Monday, October 15, 2018

John Keats on the attitude of an artist

Sculpture of John Keats
John Keats was convinced that a man’s instinct to survive and thrive in the natural world is the force that drives his creativity. He has made this point not only in his poetry, but also in prose. As he wrote in his letter (dated: 19 March 1819) to his brother and sister:
The greater part of Men make their way with the same instinctiveness, the same unwandering eye from their purposes, the same animal eagerness as the Hawk. The Hawk wants a Mate, so does the Man — look at them both, they set about it and procure one in the same manner. They want both a nest and they both set about one in the same manner — they get their food in the same manner. The noble animal Man for his amusement smokes his pipe — the Hawk balances about the Clouds — that is the only difference of their leisures. This it is that makes the Amusement of Life — to a speculative Mind — I go among the Fields and catch a glimpse of a Stoat or a fieldmouse peeping out of the withered grass — the creature hath a purpose, and its eyes are bright with it. I go amongst the buildings of a city and I see a Man hurrying along — to what? the Creature has a purpose and his eyes are bright with it. But then, as Wordsworth says, “we have all one human heart ——” There is an electric fire in human nature tending to purify — so that among these human creatures there is continually some birth of new heroism. The pity is that we must wonder at it, as we should at finding a pearl in rubbish. I have no doubt that thousands of people never heard of have had hearts completely disinterested: I can remember but two — Socrates and Jesus — Their histories evince it.

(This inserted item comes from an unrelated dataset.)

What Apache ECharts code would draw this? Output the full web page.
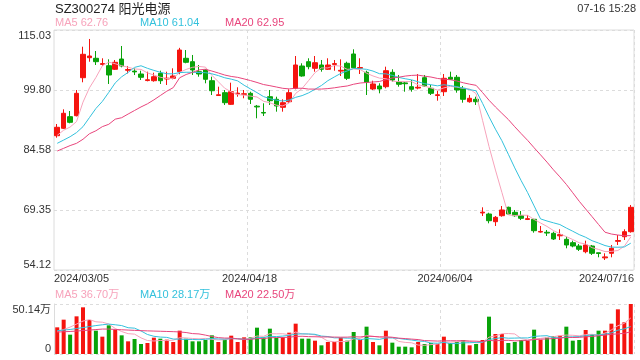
<!DOCTYPE html>
<html><head><meta charset="utf-8">
<script src="https://cdn.jsdelivr.net/npm/echarts@6/dist/echarts.min.js"></script>
<style>html,body{margin:0;padding:0;background:#fff}#c{width:640px;height:360px}</style>
</head><body><div id="c"></div>
<script>
const dates = [
'2024/03/05','2024/03/06','2024/03/07','2024/03/08','2024/03/11','2024/03/12','2024/03/13','2024/03/14','2024/03/15','2024/03/18',
'2024/03/19','2024/03/20','2024/03/21','2024/03/22','2024/03/25','2024/03/26','2024/03/27','2024/03/28','2024/03/29','2024/04/01',
'2024/04/02','2024/04/03','2024/04/08','2024/04/09','2024/04/10','2024/04/11','2024/04/12','2024/04/15','2024/04/16','2024/04/17',
'2024/04/18','2024/04/19','2024/04/22','2024/04/23','2024/04/24','2024/04/25','2024/04/26','2024/04/29','2024/04/30','2024/05/06',
'2024/05/07','2024/05/08','2024/05/09','2024/05/10','2024/05/13','2024/05/14','2024/05/15','2024/05/16','2024/05/17','2024/05/20',
'2024/05/21','2024/05/22','2024/05/23','2024/05/24','2024/05/27','2024/05/28','2024/05/29','2024/05/30','2024/05/31','2024/06/03',
'2024/06/04','2024/06/05','2024/06/06','2024/06/07','2024/06/11','2024/06/12','2024/06/13','2024/06/14','2024/06/17','2024/06/18',
'2024/06/19','2024/06/20','2024/06/21','2024/06/24','2024/06/25','2024/06/26','2024/06/27','2024/06/28','2024/07/01','2024/07/02',
'2024/07/03','2024/07/04','2024/07/05','2024/07/08','2024/07/09','2024/07/10','2024/07/11','2024/07/12','2024/07/15','2024/07/16'];

const opens = [88.2,90.08,93.03,93.28,102.92,108.0,107.85,106.3,105.97,105.06,
107.67,104.8,104.6,103.86,102.2,102.16,104.04,102.6,102.77,104.45,
107.85,106.99,104.45,104.88,102.16,98.4,99.12,96.17,98.8,98.7,
98.96,95.7,94.1,98.1,97.44,95.41,96.83,100.23,105.89,106.99,
105.31,106.15,105.06,106.3,104.6,106.58,108.94,105.3,104.29,100.06,
100.82,100.64,104.29,101.91,101.6,100.64,100.3,102.93,100.23,98.4,
99.37,103.03,103.03,100.23,96.83,97.44,68.6,68.33,66.38,67.9,
70.03,68.76,67.9,66.95,66.99,63.75,63.7,63.43,62.8,61.91,
61.05,60.21,58.76,60.21,58.5,57.2,58.36,61.4,62.57,63.84];
const closes = [90.34,93.89,91.6,98.96,108.86,108.43,106.99,106.5,103.61,106.83,
105.89,105.0,104.4,103.03,102.4,103.18,102.16,102.8,103.36,109.95,
106.83,104.88,103.86,102.52,99.62,98.6,96.58,99.37,99.0,98.85,
97.44,95.5,93.95,97.09,95.74,96.58,99.12,106.15,103.36,105.72,
106.73,105.06,106.15,106.5,104.8,102.77,105.46,105.5,101.76,101.33,
100.06,104.7,102.34,101.25,101.4,99.98,100.5,100.82,98.96,98.6,
102.77,102.52,99.8,97.44,97.7,96.83,68.8,66.63,67.49,69.35,
68.33,67.9,67.24,67.15,64.1,63.9,63.5,61.99,63.1,60.47,
60.21,59.38,60.47,58.36,58.3,57.45,59.63,61.6,63.84,70.03];
const lows = [87.7,89.9,91.35,93.1,101.76,106.98,106.15,105.9,101.33,104.88,
105.56,104.0,103.6,102.34,102.0,101.91,101.33,101.07,102.52,103.8,
106.58,103.61,103.18,101.5,98.53,98.36,96.0,96.0,98.1,97.7,
96.25,92.62,93.2,96.0,94.3,94.3,96.58,99.98,103.18,105.06,
104.45,104.45,104.88,104.7,103.36,102.34,105.31,103.86,98.53,99.8,
98.96,100.23,101.91,100.64,99.37,99.37,99.98,100.64,98.53,97.09,
98.28,102.34,99.12,96.58,96.58,96.0,67.82,65.97,65.29,67.65,
68.08,67.65,66.8,66.8,63.59,63.59,62.75,61.73,61.73,59.63,
59.88,58.94,58.36,57.93,57.34,56.66,57.34,60.47,61.73,63.6];
const highs = [91.17,94.9,94.47,99.8,110.79,112.75,109.7,107.85,107.59,107.42,
110.97,105.9,105.3,104.7,104.45,104.19,104.7,104.45,105.31,110.5,
109.95,108.69,106.15,105.06,103.18,100.64,99.8,101.66,100.49,99.8,
99.37,96.0,96.43,99.8,98.1,97.44,99.98,108.43,106.58,107.85,
108.43,107.42,107.85,107.42,107.59,106.99,110.13,107.85,104.7,102.16,
101.5,105.72,105.06,103.61,101.91,102.34,103.86,103.61,101.07,99.62,
103.86,104.45,103.61,100.82,98.53,98.1,70.03,68.66,67.82,70.36,
70.2,69.35,69.09,68.08,67.1,65.29,64.27,63.84,64.45,62.57,
61.56,60.72,61.56,60.47,58.5,58.36,60.47,62.99,64.45,70.62];
// volume in 万 (10k shares)
const volumes = [26.74,34.43,19.39,37.77,46.80,34.10,23.40,17.38,28.75,24.40,
18.72,12.70,15.04,10.03,11.03,16.38,15.38,14.37,12.03,23.40,
15.38,12.70,12.70,14.04,18.72,12.03,14.37,18.38,12.03,16.71,
16.71,26.41,16.71,25.40,16.04,17.05,21.39,30.42,15.38,15.38,
13.37,8.69,12.03,12.03,16.38,13.37,22.06,14.04,27.41,12.03,
8.69,23.40,11.37,7.35,7.35,6.69,12.03,10.03,11.03,10.03,
17.38,11.03,12.03,14.04,8.69,10.03,14.04,37.44,20.06,20.06,
11.03,12.03,14.04,13.37,24.40,14.37,16.71,18.05,18.38,27.41,
13.37,14.04,24.07,19.72,23.40,23.40,30.42,44.79,31.76,50.14];

// moving-average values at the start of the window (they depend on days before 03/05)
const ma5Head = [88.3,89.6,90.4,91.8];
const ma10Head = [86.27,87.1,87.95,89.0,90.5,92.8,95.1,96.9,99.2];
const ma20Head = [84.32,85.0,85.7,86.27,87.3,88.7,89.45,90.5,91.1,92.4,92.77,93.7,94.6,95.5,96.3,97.3,98.4,99.5,100.4];
const volMa5Head = [22.7,24.5,27.0,30.0];
const volMa10Head = [23.4,24.0,24.6,25.5,26.5,27.5,28.5,29.3,30.0];
const volMa20Head = [22.0,22.3,22.6,23.0,23.5,24.0,24.5,25.0,25.0,24.6,24.3,24.0,23.7,23.4,23.2,23.0,22.8,22.6,22.4];

const yTickLabels = ['54.12','69.35','84.58','99.80','115.03'];
const volTickLabels = ['0','50.14万'];
const xLabelIdx = [0,30,60,89];
const titleText = 'SZ300274 阳光电源';
const timeText = '07-16 15:28';
const priceLegend = ['MA5 62.76','MA10 61.04','MA20 62.95'];
const volLegend = ['MA5 36.70万','MA10 28.17万','MA20 22.50万'];

function movingAvg(vals, n, head) {
  return vals.map((v, i) => {
    if (i < head.length) return head[i];
    let s = 0;
    for (let k = i - n + 1; k <= i; k++) s += vals[k];
    return +(s / n).toFixed(3);
  });
}
const ma5 = movingAvg(closes, 5, ma5Head);
const ma10 = movingAvg(closes, 10, ma10Head);
const ma20 = movingAvg(closes, 20, ma20Head);
const vma5 = movingAvg(volumes, 5, volMa5Head);
const vma10 = movingAvg(volumes, 10, volMa10Head);
const vma20 = movingAvg(volumes, 20, volMa20Head);

const UP = '#f5140f', DOWN = '#09a309';
const C5 = '#f7a3bb', C10 = '#33c1dc', C20 = '#e8457c';
const FONT = '"Liberation Sans", Arial, "Noto Sans CJK SC", sans-serif';
const GRIDC = '#dcdcdc';

const chart = echarts.init(document.getElementById('c'), null, {renderer: 'canvas'});

function legendTexts(labels, y) {
  const xs = [55, 140, 225];
  const cols = [C5, C10, C20];
  return labels.map((t, i) => ({
    type: 'text', x: xs[i], y: y,
    style: {text: t, fill: cols[i], font: '11px ' + FONT, verticalAlign: 'middle', align: 'left'}
  }));
}

const option = {
  animation: false,
  textStyle: {fontFamily: FONT},
  grid: [
    {left: 54, right: 6, top: 30, height: 240, show: true, borderColor: GRIDC, borderWidth: 1},
    {left: 54, right: 6, top: 304, height: 50}
  ],
  xAxis: [
    {
      type: 'category', gridIndex: 0, data: dates, boundaryGap: true,
      axisLine: {show: false}, axisTick: {show: false}, axisLabel: {show: false},
      splitLine: {show: true, interval: (i) => i === 30 || i === 60, lineStyle: {color: GRIDC, type: [3, 3]}}
    },
    {
      type: 'category', gridIndex: 1, data: dates, boundaryGap: true,
      axisLine: {show: false}, axisTick: {show: false}, axisLabel: {show: false},
      splitLine: {show: true, interval: (i) => i === 30 || i === 60, lineStyle: {color: GRIDC, type: [3, 3]}}
    },
    {
      type: 'category', gridIndex: 0, data: dates, boundaryGap: false, position: 'bottom',
      axisLine: {show: false}, axisTick: {show: false}, splitLine: {show: false},
      axisLabel: {
        interval: (i) => xLabelIdx.indexOf(i) >= 0,
        fontSize: 11, color: '#333', margin: 3,
        alignMinLabel: 'left', alignMaxLabel: 'right'
      }
    }
  ],
  yAxis: [
    {
      type: 'value', gridIndex: 0, min: 54.12, max: 115.03, interval: 15.2275,
      axisLine: {show: false}, axisTick: {show: false},
      axisLabel: {
        fontSize: 11, color: '#333', margin: 3,
        formatter: (v, i) => yTickLabels[i],
        verticalAlignMinLabel: 'bottom', verticalAlignMaxLabel: 'top'
      },
      splitLine: {show: true, lineStyle: {color: GRIDC, type: [3, 3]}}
    },
    {
      type: 'value', gridIndex: 1, min: 0, max: 50.14, interval: 50.14,
      axisLine: {show: true, lineStyle: {color: GRIDC}}, axisTick: {show: false},
      axisLabel: {
        fontSize: 11, color: '#333', margin: 3,
        formatter: (v, i) => volTickLabels[i],
        verticalAlignMinLabel: 'bottom', verticalAlignMaxLabel: 'top'
      },
      splitLine: {show: true, lineStyle: {color: GRIDC, type: [3, 3]}}
    }
  ],
  series: [
    {
      type: 'candlestick', xAxisIndex: 0, yAxisIndex: 0, barWidth: 5,
      data: opens.map((o, i) => [o, closes[i], lows[i], highs[i]]),
      itemStyle: {color: UP, color0: DOWN, borderColor: UP, borderColor0: DOWN, borderWidth: 1}
    },
    {type: 'line', xAxisIndex: 0, yAxisIndex: 0, data: ma5, symbol: 'none', lineStyle: {width: 1, color: C5}},
    {type: 'line', xAxisIndex: 0, yAxisIndex: 0, data: ma10, symbol: 'none', lineStyle: {width: 1, color: C10}},
    {type: 'line', xAxisIndex: 0, yAxisIndex: 0, data: ma20, symbol: 'none', lineStyle: {width: 1, color: C20}},
    {
      type: 'bar', xAxisIndex: 1, yAxisIndex: 1, barWidth: 4,
      data: volumes.map((v, i) => ({value: v, itemStyle: {color: closes[i] >= opens[i] ? UP : DOWN}}))
    },
    {type: 'line', xAxisIndex: 1, yAxisIndex: 1, data: vma5, symbol: 'none', lineStyle: {width: 1, color: C5}},
    {type: 'line', xAxisIndex: 1, yAxisIndex: 1, data: vma10, symbol: 'none', lineStyle: {width: 1, color: C10}},
    {type: 'line', xAxisIndex: 1, yAxisIndex: 1, data: vma20, symbol: 'none', lineStyle: {width: 1, color: C20}}
  ],
  graphic: [
    {type: 'text', x: 55, y: 9, style: {text: titleText, fill: '#222', font: '13px ' + FONT, verticalAlign: 'middle', align: 'left'}},
    {type: 'text', x: 636, y: 9, style: {text: timeText, fill: '#333', font: '11px ' + FONT, verticalAlign: 'middle', align: 'right'}}
  ].concat(legendTexts(priceLegend, 23)).concat(legendTexts(volLegend, 295))
};
chart.setOption(option);
</script>
</body></html>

Keats goes on to compare his own attitude as an artist (a poet) with the movements of a wild creature whose sole purpose is to live:
Even here, though I myself am pursuing the same instinctive course as the veriest human animal you can think of, I am, however young, writing at random, straining at particles of light in the midst of a great darkness, without knowing the bearing of any one assertion, of any one opinion. Yet may I not in this be free from sin? May there not be superior beings amused with any graceful, though instinctive, attitude my mind may fall into as I am entertained with the alertness of a Stoat or the anxiety of a Deer? Though a quarrel in the Streets is a thing to be hated, the energies displayed in it are fine; the commonest Man shows a grace in his quarrel. By a superior Being our reasonings may take the same tone — though erroneous they may be fine. This is the very thing in which consists Poetry, and if so it is not so fine a thing as philosophy — For the same reason that an eagle is not so fine a thing as a truth.